Selon eux, c’est donc la loi du plus fort qui prévaut, surtout quand le plus faible ose gêner le plus fort.  Belle leçon de morale ! Belle leçon de droit pour des gens qui, à part Trump, ont dû faire quelques études !

La paix entre les hommes et entre les pays est fondée sur la notion de droit. Je ne suis pas naïf,  en tout cas beaucoup moins qu’avant le 21 février 2022, et je sais que ni Poutine ni Trump n’ont de respect pour le droit (ni pour grand chose d’autre d’ailleurs) et que de ce fait mes diatribes ne sauraient les atteindre (peut-être aussi du fait que mon audience est, pour le moment, restreinte). Mais si je passe tant de temps à réagir, à m’énerver, à me désoler sur l’Ukraine et la nouvelle alliance du mafieux orange et du dictateur viril, c’est, je l’ai déjà dit il y a quelques jours, parce que je me désole de voir des anciens hauts responsables politiques de chez nous, des anciens philosophes de droite (de moins en moins philosophes mais de plus en plus de droite), des connaissances, des relations et même jusqu’à des amis refuser de considérer que l’Ukraine a été envahie par une armée de sauvages commandée par des barbares et inspirée par des brutes, que cette armée a bombardé, tué, violé, torturé des européens, étudiants, notaires, dentistes, chauffeurs d’autobus, chanteurs, ingénieurs, médecins, charcutiers, ouvriers, fonctionnaires, comédiens, mécaniciens, professeurs — vous mettrez bien tout ça au féminin tout seul, non ? — des gens comme vous et moi, des gens qui avaient une maison, un métier, une famille, des amis, un chien, des gens qui payaient des impôts, un crédit, un abonnement à Canal +, qui jouaient au foot le dimanche, qui avaient peur de la maladie, et qui aimaient les pizzas, Mozart et les Beatles…

Dans des cas comme celui-là, où la frontière du mal est aussi clairement tracée, on ne finasse pas. On choisit son camp, clairement. Il ne s’agit pas de se battre, bien sûr, par pour nous, pas encore. Mais de soutenir ou de se taire avec décence. 

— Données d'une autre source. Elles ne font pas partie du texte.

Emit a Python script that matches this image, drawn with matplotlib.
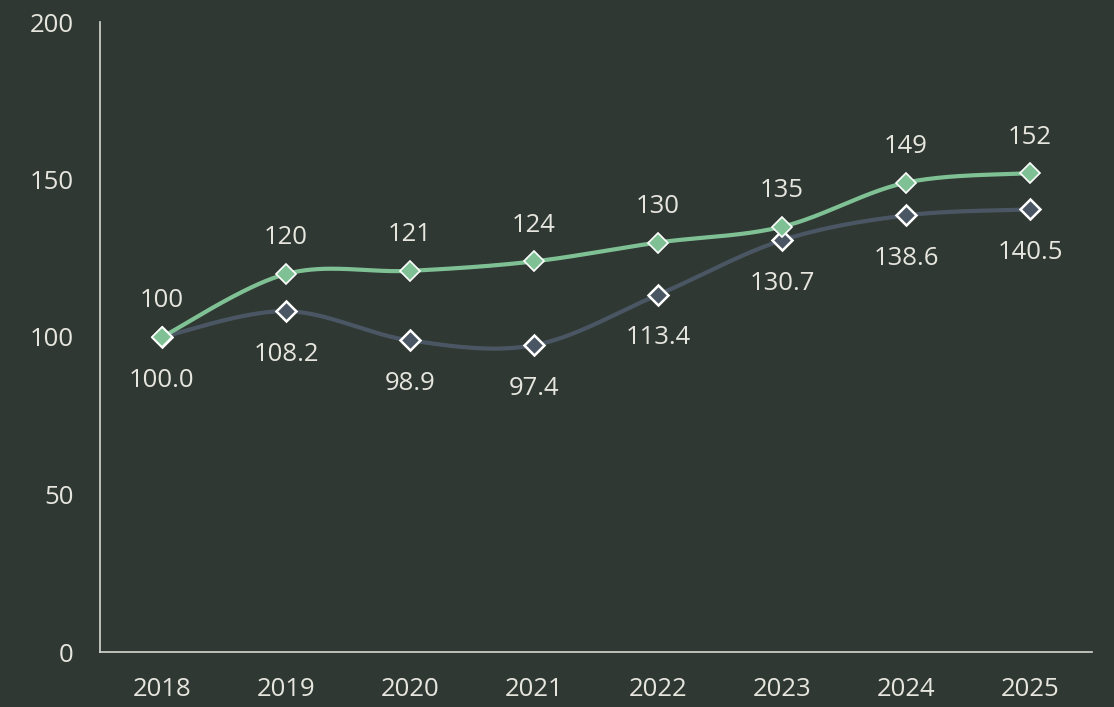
import numpy as np
import matplotlib.pyplot as plt

years = ["2018", "2019", "2020", "2021", "2022", "2023", "2024", "2025"]
green_vals = [100, 120, 121, 124, 130, 135, 149, 152]
gray_vals = [100.0, 108.2, 98.9, 97.4, 113.4, 130.7, 138.6, 140.5]
green_labels = ["100", "120", "121", "124", "130", "135", "149", "152"]
gray_labels = ["100.0", "108.2", "98.9", "97.4", "113.4", "130.7", "138.6", "140.5"]

BG = "#2f3832"
TXT = "#e6e6df"
GREEN = "#7fc194"
GRAY = "#4a5663"

plt.rcParams['font.family'] = ['Open Sans', 'DejaVu Sans']


def smooth(xs, ys, n=40, t=0.5):
    # cardinal spline through the points
    xs = np.asarray(xs, float)
    ys = np.asarray(ys, float)
    px, py = [], []
    for i in range(len(xs) - 1):
        x0, y0 = xs[max(i - 1, 0)], ys[max(i - 1, 0)]
        x1, y1 = xs[i], ys[i]
        x2, y2 = xs[i + 1], ys[i + 1]
        x3, y3 = xs[min(i + 2, len(xs) - 1)], ys[min(i + 2, len(xs) - 1)]
        m1x, m1y = t * (x2 - x0), t * (y2 - y0)
        m2x, m2y = t * (x3 - x1), t * (y3 - y1)
        s = np.linspace(0, 1, n)
        h1 = 2 * s**3 - 3 * s**2 + 1
        h2 = s**3 - 2 * s**2 + s
        h3 = -2 * s**3 + 3 * s**2
        h4 = s**3 - s**2
        px.extend(h1 * x1 + h2 * m1x + h3 * x2 + h4 * m2x)
        py.extend(h1 * y1 + h2 * m1y + h3 * y2 + h4 * m2y)
    return np.array(px), np.array(py)


fig = plt.figure(figsize=(11.14, 7.07), dpi=100)
fig.patch.set_facecolor(BG)
ax = fig.add_axes([100 / 1114, 55 / 707, 992 / 1114, 630 / 707])
ax.set_facecolor(BG)

x = np.arange(len(years))

sx, sy = smooth(x, gray_vals)
ax.plot(sx, sy, color=GRAY, lw=3, zorder=2, solid_capstyle='round')
ax.plot(x, gray_vals, ls='none', marker='D', ms=10, mfc=GRAY, mec='white', mew=1.8, zorder=4)

sx, sy = smooth(x, green_vals)
ax.plot(sx, sy, color=GREEN, lw=3, zorder=3, solid_capstyle='round')
ax.plot(x, green_vals, ls='none', marker='D', ms=10, mfc=GREEN, mec='white', mew=1.2, zorder=5)

for xi, v, lab in zip(x, green_vals, green_labels):
    ax.annotate(lab, (xi, v), xytext=(0, 26), textcoords='offset points',
                ha='center', va='center', color=TXT, fontsize=18.5)
for xi, v, lab in zip(x, gray_vals, gray_labels):
    ax.annotate(lab, (xi, v), xytext=(0, -31), textcoords='offset points',
                ha='center', va='center', color=TXT, fontsize=18.5)

ax.set_xlim(-0.5, len(years) - 0.5)
ax.set_ylim(0, 200)
ax.set_xticks(x)
ax.set_xticklabels(years)
ax.set_yticks([0, 50, 100, 150, 200])
ax.tick_params(length=0, colors=TXT, labelsize=18.5)
ax.tick_params(axis='y', pad=19)
ax.tick_params(axis='x', pad=18)
for s in ['top', 'right']:
    ax.spines[s].set_visible(False)
for s in ['left', 'bottom']:
    ax.spines[s].set_color('#d5d8d0')
    ax.spines[s].set_linewidth(1.2)

fig.savefig('out.png', dpi=100, facecolor=BG)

3 réflexions sur « A torts partagés ?  »

  1. Bravo, M.Malhuret, beau discours, digne et clairvoyant.
    Maintenant c’est à l’Europe de jouer et à nous en particulier.
    Si les socialistes veulent bien quitter définitivement le NFP, s’ils veulent bien aussi nous foutre la paix avec des idées sur les retraites auxquelles ils ne croient pas eux-mêmes, si nous parvenons à réduire le poids du R.N., si nous parvenons à faire changer de chanson les supporters de Trump et les admirateurs de Poutine, nous aurons peut-être assez de soutiens politiques et d’argent pour construire une force militaire propre à empêcher la Russie de partir à la conquête de l’ouest.

  2. Depuis le 5 novembre dernier et surtout depuis le 20 janvier nous (ma femme et moi) sommes en état de sidération et même de dépression tant les nouvelles donnes de la situation mondiale créées par Trump et ses sbires est incompréhensible et inquiétante. Et pourtant, tout n’est pas joué définitivement. Je vois beaucoup des raisons d’espérer un futur réconfortant. On verra!
    Beaucoup mieux que je ne saurai le dire, le sénateur français Claude Malhuret a fait cette semaine une intervention au Sénat absolument remarquable. Je conseille à tous d’aller la voir sur YouTube. Elle a été reprise sur les télés et journaux du monde démocratique.